He told the 193-member UN General Assembly’s budget committee on Tuesday that if he had not worked since January to cut spending then “we would not have had the liquidity to support” the annual gathering of world leaders last month.
“This month, we will reach the deepest deficit of the decade. We risk … entering November without enough cash to cover payrolls,” said Guterres. “Our work and our reforms are at risk.”
The US is the largest contributor – responsible for 22 percent of the more than $3.3bn regular budget for 2019, which pays for work including political, humanitarian, disarmament, economic and social affairs and communications.
Washington owes some $381m for prior regular budgets and $674m for the 2019 regular budget.
The US mission to the UN confirmed the figures. It did not immediately respond to a request for comment on when it might pay.
US President Donald Trump has said Washington is shouldering an unfair burden of the cost of the UN and has pushed for reforms of the world body.
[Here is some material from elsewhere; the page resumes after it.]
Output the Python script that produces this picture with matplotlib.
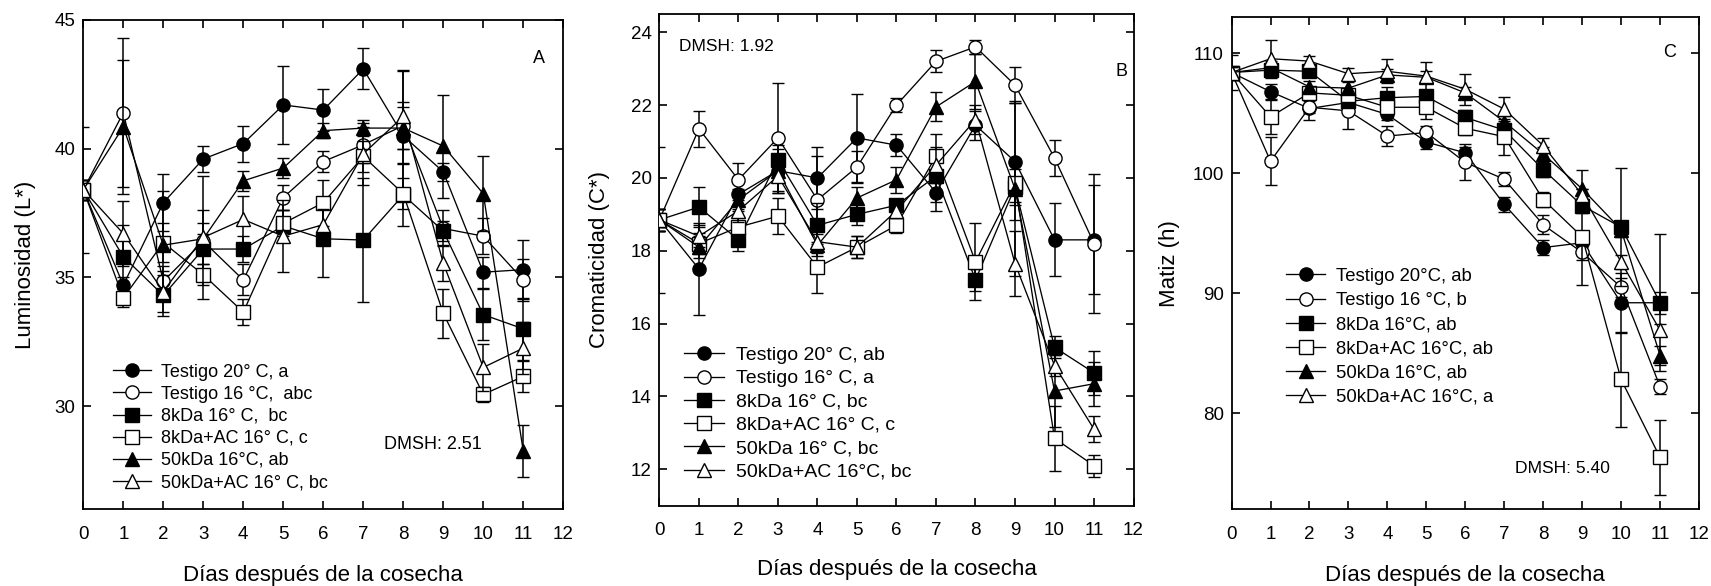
import matplotlib
matplotlib.use("Agg")
import matplotlib.pyplot as plt

plt.rcParams['font.family'] = ['Liberation Sans', 'DejaVu Sans']

dias = list(range(12))
ticks_x = list(range(13))

etiquetas_a = ["Testigo 20° C, a", "Testigo 16 °C,  abc", "8kDa 16° C,  bc",
               "8kDa+AC 16° C, c", "50kDa 16°C, ab", "50kDa+AC 16° C, bc"]
etiquetas_b = ["Testigo 20° C, ab", "Testigo 16° C, a", "8kDa 16° C, bc",
               "8kDa+AC 16° C, c", "50kDa 16° C, bc", "50kDa+AC 16°C, bc"]
etiquetas_c = ["Testigo 20°C, ab", "Testigo 16 °C, b", "8kDa 16°C, ab",
               "8kDa+AC 16°C, ab", "50kDa 16°C, ab", "50kDa+AC 16°C, a"]

# Panel A - Luminosidad (L*)
lum_t20 = [38.4, 34.7, 37.9, 39.6, 40.2, 41.7, 41.5, 43.1, 40.5, 39.1, 35.2, 35.3]
lum_t16 = [38.4, 41.4, 34.85, 36.4, 34.9, 38.1, 39.5, 40.15, 40.9, 36.9, 36.6, 34.9]
lum_8k = [38.4, 35.8, 34.3, 36.1, 36.1, 37.0, 36.5, 36.45, 38.2, 36.8, 33.55, 33.0]
lum_8kac = [38.4, 34.2, 36.35, 35.1, 33.65, 37.1, 37.9, 39.7, 38.25, 33.6, 30.45, 31.15]
lum_50k = [38.4, 40.85, 36.25, 36.5, 38.75, 39.25, 40.7, 40.8, 40.8, 40.1, 38.25, 28.25]
lum_50kac = [38.4, 36.7, 34.45, 36.55, 37.25, 36.6, 37.05, 39.8, 41.25, 35.55, 31.5, 32.25]

err_lum_t20 = [2.45, 0.3, 1.1, 0.5, 0.7, 1.5, 0.8, 0.8, 2.5, 0.35, 0.6, 1.15]
err_lum_t16 = [0.4, 2.9, 0.6, 1.2, 0.6, 0.5, 0.4, 0.7, 0.9, 0.7, 0.7, 0.8]
err_lum_8k = [0.4, 1.25, 0.8, 0.6, 0.5, 0.6, 1.5, 2.4, 1.2, 0.4, 1.0, 1.2]
err_lum_8kac = [0.4, 0.35, 0.75, 0.4, 0.5, 0.5, 0.9, 0.6, 0.6, 0.95, 0.3, 0.6]
err_lum_50k = [0.4, 2.6, 2.1, 0.6, 0.4, 0.4, 0.3, 0.3, 0.8, 2.0, 1.45, 1.0]
err_lum_50kac = [0.4, 1.25, 0.8, 2.4, 0.9, 1.4, 0.6, 1.2, 1.8, 0.7, 0.9, 1.0]

# Panel B - Cromaticidad (C*)
cro_t20 = [18.85, 17.5, 19.55, 20.2, 20.0, 21.1, 20.9, 19.6, 21.45, 20.45, 18.3, 18.3]
cro_t16 = [18.85, 21.35, 19.95, 21.1, 19.4, 20.3, 22.0, 23.2, 23.6, 22.55, 20.55, 18.2]
cro_8k = [18.85, 19.2, 18.3, 20.5, 18.7, 19.0, 19.25, 20.05, 17.2, 19.75, 15.35, 14.65]
cro_8kac = [18.85, 18.2, 18.65, 18.95, 17.55, 18.1, 18.7, 20.6, 17.7, 19.85, 12.85, 12.1]
cro_50k = [18.85, 18.1, 19.4, 20.2, 18.15, 19.45, 19.95, 21.95, 22.65, 19.7, 14.15, 14.35]
cro_50kac = [18.85, 18.4, 19.1, 20.05, 18.25, 18.1, 19.1, 20.35, 21.6, 17.65, 14.85, 13.1]

err_cro_t20 = [2.0, 1.25, 0.4, 0.6, 0.85, 1.2, 0.3, 0.5, 0.4, 1.6, 1.0, 1.5]
err_cro_t16 = [0.3, 0.5, 0.45, 1.5, 1.2, 0.45, 0.2, 0.3, 0.2, 0.5, 0.5, 1.9]
err_cro_8k = [0.3, 0.55, 0.3, 0.4, 0.6, 0.3, 0.15, 0.7, 0.3, 0.5, 0.3, 0.6]
err_cro_8kac = [0.3, 0.3, 0.3, 0.5, 0.7, 0.3, 0.2, 0.6, 1.06, 0.5, 0.9, 0.3]
err_cro_50k = [0.3, 0.3, 0.3, 0.3, 0.3, 0.3, 0.35, 0.4, 0.75, 2.4, 1.0, 0.6]
err_cro_50kac = [0.3, 0.3, 0.3, 0.4, 0.3, 0.3, 0.2, 0.5, 0.4, 0.9, 0.3, 0.35]

# Panel C - Matiz (h)
mat_t20 = [108.4, 106.8, 105.4, 105.9, 104.9, 102.6, 101.7, 97.4, 93.8, 94.2, 89.2, 89.2]
mat_t16 = [108.4, 101.0, 105.5, 105.2, 103.1, 103.4, 100.9, 99.5, 95.7, 93.4, 90.5, 82.2]
mat_8k = [108.4, 108.6, 108.5, 106.0, 106.3, 106.4, 104.65, 103.6, 100.3, 97.3, 95.5, 89.2]
mat_8kac = [108.4, 104.7, 106.7, 106.5, 105.5, 105.5, 103.75, 103.05, 97.8, 94.7, 82.8, 76.3]
mat_50k = [108.4, 108.8, 107.2, 107.1, 108.2, 108.0, 106.7, 104.3, 101.6, 98.7, 95.3, 84.8]
mat_50kac = [108.4, 109.55, 109.35, 108.3, 108.5, 108.1, 107.0, 105.35, 102.3, 98.2, 92.6, 86.9]

err_mat_t20 = [1.5, 0.6, 1.0, 0.6, 0.5, 0.6, 0.5, 0.6, 0.6, 0.6, 2.5, 0.9]
err_mat_t16 = [0.5, 2.0, 0.5, 1.5, 0.8, 0.5, 1.5, 0.6, 0.8, 0.6, 0.8, 0.6]
err_mat_8k = [0.5, 0.6, 0.4, 0.5, 0.9, 0.5, 0.6, 0.6, 0.6, 0.6, 4.9, 5.7]
err_mat_8kac = [0.5, 1.4, 0.5, 0.5, 0.5, 1.0, 0.6, 1.5, 0.6, 4.0, 4.0, 3.1]
err_mat_50k = [0.5, 0.6, 0.5, 0.5, 0.5, 0.5, 0.5, 0.5, 0.6, 1.6, 0.6, 0.8]
err_mat_50kac = [0.5, 1.6, 0.4, 0.5, 1.0, 1.2, 1.3, 1.0, 0.6, 0.5, 0.6, 0.5]

# marcador y relleno de cada tratamiento
estilos = [('o', 'black'), ('o', 'white'), ('s', 'black'),
           ('s', 'white'), ('^', 'black'), ('^', 'white')]


def dibujar_panel(ax, series, errores, etiquetas, ylim, yticks, ylabel,
                  ylabel_x, xlabel_y, leyenda_pos, leyenda_fs, leyenda_esp):
    lineas = []
    for i, (vals, err) in enumerate(zip(series, errores)):
        marcador, relleno = estilos[i]
        cont = ax.errorbar(dias, vals, yerr=err, color='black', lw=0.95,
                           marker=marcador, ms=9.5, mfc=relleno, mec='black',
                           mew=1.0, ecolor='black', elinewidth=1.1,
                           capsize=4.6, capthick=1.1, zorder=3 + i)
        lineas.append(cont.lines[0])

    ax.set_xlim(0, 12)
    ax.set_ylim(*ylim)
    ax.set_xticks(ticks_x)
    ax.set_yticks(yticks)
    ax.tick_params(direction='in', top=True, right=True, length=6, width=1.2,
                   labelsize=13.5)
    ax.tick_params(axis='x', pad=12)
    ax.tick_params(axis='y', pad=5.5)
    for s in ax.spines.values():
        s.set_linewidth(1.3)

    ax.set_xlabel("Días después de la cosecha", fontsize=16)
    ax.xaxis.set_label_coords(0.5, xlabel_y)
    ax.set_ylabel(ylabel, fontsize=16)
    ax.yaxis.set_label_coords(ylabel_x, 0.5)

    ax.legend(lineas, etiquetas, loc='upper left', bbox_to_anchor=leyenda_pos,
              frameon=False, fontsize=leyenda_fs, borderpad=0, borderaxespad=0,
              handlelength=2.1, handletextpad=0.6, labelspacing=leyenda_esp,
              numpoints=1)


fig = plt.figure(figsize=(17.11, 5.86), dpi=100)

ax_a = fig.add_axes([0.0487, 0.1314, 0.2805, 0.8345])
dibujar_panel(ax_a,
              [lum_t20, lum_t16, lum_8k, lum_8kac, lum_50k, lum_50kac],
              [err_lum_t20, err_lum_t16, err_lum_8k, err_lum_8kac, err_lum_50k, err_lum_50kac],
              etiquetas_a, (26, 45), [30, 35, 40, 45], "Luminosidad (L*)",
              -0.0996, -0.114, (0.061, 0.297), 13, 0.28)
ax_a.text(7.52, 28.5, "DMSH: 2.51", fontsize=13, va='center')
ax_a.text(11.24, 43.5, "A", fontsize=13, va='center')

ax_b = fig.add_axes([0.3854, 0.137, 0.2771, 0.839])
dibujar_panel(ax_b,
              [cro_t20, cro_t16, cro_8k, cro_8kac, cro_50k, cro_50kac],
              [err_cro_t20, err_cro_t16, err_cro_8k, err_cro_8kac, err_cro_50k, err_cro_50kac],
              etiquetas_b, (11, 24.5), [12, 14, 16, 18, 20, 22, 24], "Cromaticidad (C*)",
              -0.104, -0.108, (0.051, 0.3236), 14, 0.29)
ax_b.text(0.49, 23.6, "DMSH: 1.92", fontsize=12.5, va='center')
ax_b.text(11.54, 22.92, "B", fontsize=13, va='center')

ax_c = fig.add_axes([0.7198, 0.1314, 0.2732, 0.839])
dibujar_panel(ax_c,
              [mat_t20, mat_t16, mat_8k, mat_8kac, mat_50k, mat_50kac],
              [err_mat_t20, err_mat_t16, err_mat_8k, err_mat_8kac, err_mat_50k, err_mat_50kac],
              etiquetas_c, (72, 113), [80, 90, 100, 110], "Matiz (h)",
              -0.11, -0.113, (0.117, 0.4905), 13.3, 0.39)
ax_c.text(7.27, 75.36, "DMSH: 5.40", fontsize=12.6, va='center')
ax_c.text(11.07, 110.1, "C", fontsize=13, va='center')

plt.savefig("out.png", dpi=100)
Guterres has been working to improve UN operations and cut costs.
UN spokesperson Stephane Dujarric said so far 129 countries had paid their dues for 2019, which amounted to almost two billion dollars.
Guterres said he introduced extraordinary measures last month to cope with the shortfall – vacant posts cannot be filled, only essential travel is allowed, some meetings may have to be cancelled or deferred.
UN operations in New York, Geneva, Vienna and Nairobi and at regional commissions will be affected.
UN peacekeeping missions are funded by a separate budget, which was a $6.7bn peacekeeping budget for the year to June 30, 2019, and $6.51bn for the year to June 30, 2020.
The US is responsible for nearly 28 percent of the peacekeeping budget but has pledged to pay only 25 percent – as required by US law.
Washington currently owes some $2.4bn for peacekeeping missions.
The top contributing countries are Ethiopia, India, Bangladesh, Nepal and Rwanda. They pay their troops according to their national salary scales and are reimbursed by the UN.
As of July 2019, the UN paid $1,428 a month to each soldier.
The UN says its peacekeeping operations cost less than one-half of one percent of world military expenditures.